Y todo este mar de ideas se conforma gradualmente en mas imágenes y autoimágenes que -concluimos– somos nosotros mismos u otros.
La consciencia egocéntrica está hecha sin ninguna profundidad. Construye pseudo-verdades, las cree y confía en ellas de forma inconsciente. Somos creyentes inocentes del mundo interior al que dejamos que crezca y nos controle. Este marco lo reforzamos nosotros mismos a lo largo de nuestra vida. Clasificamos poco a poco aquello que nos parece más real y verdadero.
Todo ello porque lo que más desea nuestro ser es seguridad. Y, en nuestro deseo de seguridad, adaptamos una imagen de nosotros mismos lo más real posible.
Pero, ¿es todo realmente cierto?
¿Este mundo que construimos –nuestro tipo, nuestra herencia familiar, nuestras ideas sobre las personas y los lugares–, se basa realmente en verdades incuestionables?
¿No hay lugar para que dudemos de todo eso?
¿Somos realmente la personalidad que creemos ser?
En la seguridad transitoria de nuestras vidas, nos valemos de todo tipo de pequeñas y frágiles verdades para poder acallar la voz más fuerte de nuestro interior: la incertidumbre de la vida y el miedo a la muerte.
Así, nuestra psique, nuestro «yo soy» se aferra a una frágil narrativa de ser alguien, de ser un «yo».
Pero la pregunta sigue siendo: ¿qué sé realmente de mí mismo?
Esta pregunta solo puede responderse cuando dejamos de establecer como verdades interiores el mundo de imágenes, ideas y conceptos creados por nosotros mismos; cuando conseguimos despejar todo esto y abrir un espacio de silencio en nosotros, para bajar a la raíz de nuestros sentimientos, a las raíces de nuestro carácter, de nuestro corazón, donde encontramos el centro de lo que verdaderamente somos.
Y cuando logramos abrir este espacio de silencio, donde la confusión de ideas, conceptos, imágenes y deseos ya no están presentes, podremos, consecuentemente, alcanzar la serenidad que proviene de la base central de lo que verdaderamente somos. Y, ciertamente, nos sorprenderemos al descubrir que lo que somos no representa ninguna postura adquirida, ninguna forma de autoprotección para la naturaleza de nuestro ser.

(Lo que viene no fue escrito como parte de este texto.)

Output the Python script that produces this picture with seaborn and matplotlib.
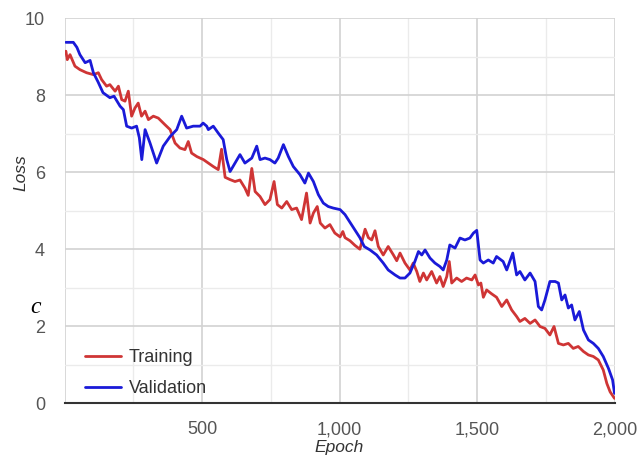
import pandas as pd
import matplotlib.pyplot as plt
from matplotlib.ticker import MultipleLocator
import seaborn as sns

# values
train_epoch = [5, 10, 20, 38, 56, 80, 105, 123, 135, 153, 165, 184, 196, 208, 220, 232, 244, 256, 268, 280,
               293, 305, 323, 341, 365, 384, 402, 420, 438, 450, 462, 481, 505, 523, 541, 559, 571, 584, 602, 620,
               638, 656, 668, 681, 693, 711, 729, 747, 762, 774, 790, 808, 826, 844, 862, 880, 893, 905, 919, 930,
               947, 965, 983, 1002, 1012, 1020, 1038, 1056, 1074, 1093, 1105, 1117, 1129, 1141, 1159, 1177, 1196, 1208, 1220, 1238,
               1256, 1268, 1281, 1292, 1305, 1317, 1335, 1353, 1365, 1377, 1390, 1399, 1408, 1426, 1444, 1462, 1481, 1493, 1505, 1514,
               1523, 1535, 1553, 1571, 1590, 1608, 1626, 1644, 1656, 1674, 1693, 1711, 1729, 1747, 1765, 1780, 1796, 1814, 1832, 1850,
               1868, 1887, 1905, 1923, 1941, 1959, 1972, 1984, 2000]
train_loss = [9.15, 8.93, 9.06, 8.76, 8.67, 8.59, 8.54, 8.59, 8.41, 8.24, 8.28, 8.11, 8.24, 7.89, 7.85, 8.11, 7.46, 7.67, 7.80, 7.46,
              7.59, 7.37, 7.46, 7.41, 7.24, 7.11, 6.76, 6.63, 6.59, 6.80, 6.50, 6.41, 6.33, 6.24, 6.15, 6.07, 6.60, 5.87, 5.81, 5.76,
              5.80, 5.59, 5.40, 6.10, 5.50, 5.37, 5.16, 5.29, 5.76, 5.16, 5.07, 5.24, 5.03, 5.07, 4.77, 5.46, 4.68, 4.94, 5.11, 4.68,
              4.55, 4.64, 4.42, 4.32, 4.46, 4.30, 4.22, 4.10, 4.00, 4.52, 4.30, 4.24, 4.48, 4.07, 3.85, 4.07, 3.85, 3.70, 3.90, 3.64,
              3.46, 3.64, 3.42, 3.16, 3.38, 3.20, 3.42, 3.12, 3.29, 3.03, 3.29, 3.68, 3.12, 3.25, 3.16, 3.25, 3.20, 3.33, 3.07, 3.12,
              2.75, 2.94, 2.84, 2.75, 2.51, 2.68, 2.42, 2.25, 2.12, 2.20, 2.07, 2.16, 1.99, 1.94, 1.77, 1.99, 1.55, 1.51, 1.55, 1.42,
              1.47, 1.34, 1.25, 1.21, 1.12, 0.86, 0.51, 0.29, 0.12]

val_epoch = [5, 32, 45, 56, 75, 93, 105, 122, 140, 165, 180, 202, 214, 226, 244, 262, 272, 281, 293, 311,
             335, 359, 384, 408, 426, 444, 468, 493, 504, 517, 523, 541, 559, 577, 590, 602, 620, 638, 656, 681,
             699, 711, 729, 747, 765, 777, 796, 814, 832, 856, 874, 887, 905, 923, 941, 959, 977, 1002, 1020, 1038,
             1056, 1074, 1090, 1111, 1135, 1159, 1177, 1202, 1220, 1238, 1256, 1274, 1287, 1299, 1311, 1329, 1347, 1365, 1377, 1390,
             1401, 1420, 1438, 1456, 1474, 1487, 1499, 1511, 1523, 1541, 1559, 1571, 1595, 1608, 1630, 1644, 1656, 1674, 1693, 1711,
             1723, 1735, 1747, 1765, 1784, 1796, 1808, 1820, 1832, 1844, 1856, 1872, 1887, 1905, 1923, 1941, 1959, 1978, 1993, 2000]
val_loss = [9.38, 9.38, 9.25, 9.06, 8.85, 8.91, 8.59, 8.35, 8.07, 7.94, 7.98, 7.72, 7.63, 7.20, 7.15, 7.20, 6.90, 6.33, 7.11, 6.76,
            6.24, 6.68, 6.93, 7.11, 7.46, 7.15, 7.20, 7.20, 7.28, 7.20, 7.11, 7.20, 7.02, 6.85, 6.33, 6.02, 6.24, 6.46, 6.24, 6.37,
            6.68, 6.33, 6.37, 6.33, 6.24, 6.37, 6.72, 6.41, 6.15, 5.94, 5.72, 5.98, 5.76, 5.42, 5.20, 5.11, 5.07, 5.03, 4.90, 4.70,
            4.50, 4.30, 4.07, 3.98, 3.85, 3.64, 3.46, 3.33, 3.25, 3.25, 3.38, 3.68, 3.94, 3.85, 3.98, 3.77, 3.64, 3.55, 3.46, 3.72,
            4.11, 4.03, 4.29, 4.24, 4.29, 4.42, 4.49, 3.72, 3.64, 3.72, 3.64, 3.81, 3.68, 3.46, 3.90, 3.33, 3.42, 3.20, 3.38, 3.16,
            2.51, 2.42, 2.68, 3.16, 3.16, 3.12, 2.68, 2.81, 2.47, 2.55, 2.16, 2.38, 1.90, 1.64, 1.55, 1.42, 1.21, 0.90, 0.60, 0.25]

y_ticks = [0, 2, 4, 6, 8, 10]
x_ticks = [0, 500, 1000, 1500, 2000]
x_tick_labels = ['', '500', '1,000', '1,500', '2,000']

train_df = pd.DataFrame({'Epoch': train_epoch, 'Loss': train_loss})
val_df = pd.DataFrame({'Epoch': val_epoch, 'Loss': val_loss})

sns.set_theme(style='white')
plt.rcParams['font.family'] = ['Liberation Sans', 'DejaVu Sans']

fig = plt.figure(figsize=(6.4, 4.59), dpi=100)
fig.subplots_adjust(left=0.1008, right=0.9602, top=0.9597, bottom=0.122)
ax = fig.add_subplot(111)

sns.lineplot(data=train_df, x='Epoch', y='Loss', ax=ax, color='#cf3535', linewidth=2.0, label='Training')
sns.lineplot(data=val_df, x='Epoch', y='Loss', ax=ax, color='#1a1ad8', linewidth=2.0, label='Validation')

ax.set_xlim(0, 2000)
ax.set_ylim(0, 10)
ax.set_xticks(x_ticks)
ax.set_xticklabels(x_tick_labels)
ax.set_yticks(y_ticks)
ax.xaxis.set_minor_locator(MultipleLocator(250))
ax.yaxis.set_minor_locator(MultipleLocator(1))
ax.grid(which='major', color='#d2d2d2', linewidth=1.2)
ax.grid(which='minor', color='#ebebeb', linewidth=1.0)
ax.set_axisbelow(True)
ax.tick_params(axis='both', which='both', length=0, labelsize=13, labelcolor='#555555')
ax.tick_params(axis='y', pad=14)
ax.tick_params(axis='x', pad=13)

for side in ['top', 'right', 'left']:
    ax.spines[side].set_visible(False)
ax.spines['bottom'].set_color('#333333')
ax.spines['bottom'].set_linewidth(1.5)

ax.set_xlabel('Epoch', fontsize=12.5, style='italic', color='#333333')
ax.set_ylabel('Loss', fontsize=12.5, style='italic', color='#333333')
ax.xaxis.set_label_coords(0.5, -0.097)
ax.yaxis.set_label_coords(-0.066, 0.598)

ax.legend(loc='lower left', bbox_to_anchor=(0.037, 0.016), frameon=False, borderpad=0, borderaxespad=0,
          fontsize=13, handlelength=2.0, handletextpad=0.45, labelspacing=0.75, labelcolor='#333333')

fig.text(0.055, 0.331, 'c', fontsize=17, style='italic', family='Liberation Serif', color='black',
         ha='center', va='center')

plt.savefig('out.png', dpi=100)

Entonces seremos libres, porque el yo original, puro y verdadero no está comprometido con ningún pensamiento, con ninguna relación, con ninguna idea.
Podemos decir entonces que el verdadero autoconocimiento no es ni contenido, ni idea, ni concepto abstracto.
El verdadero autoconocimiento no tiene nombre ni se identifica con cosas efímeras y externas. Es silencio; calma y no compromiso.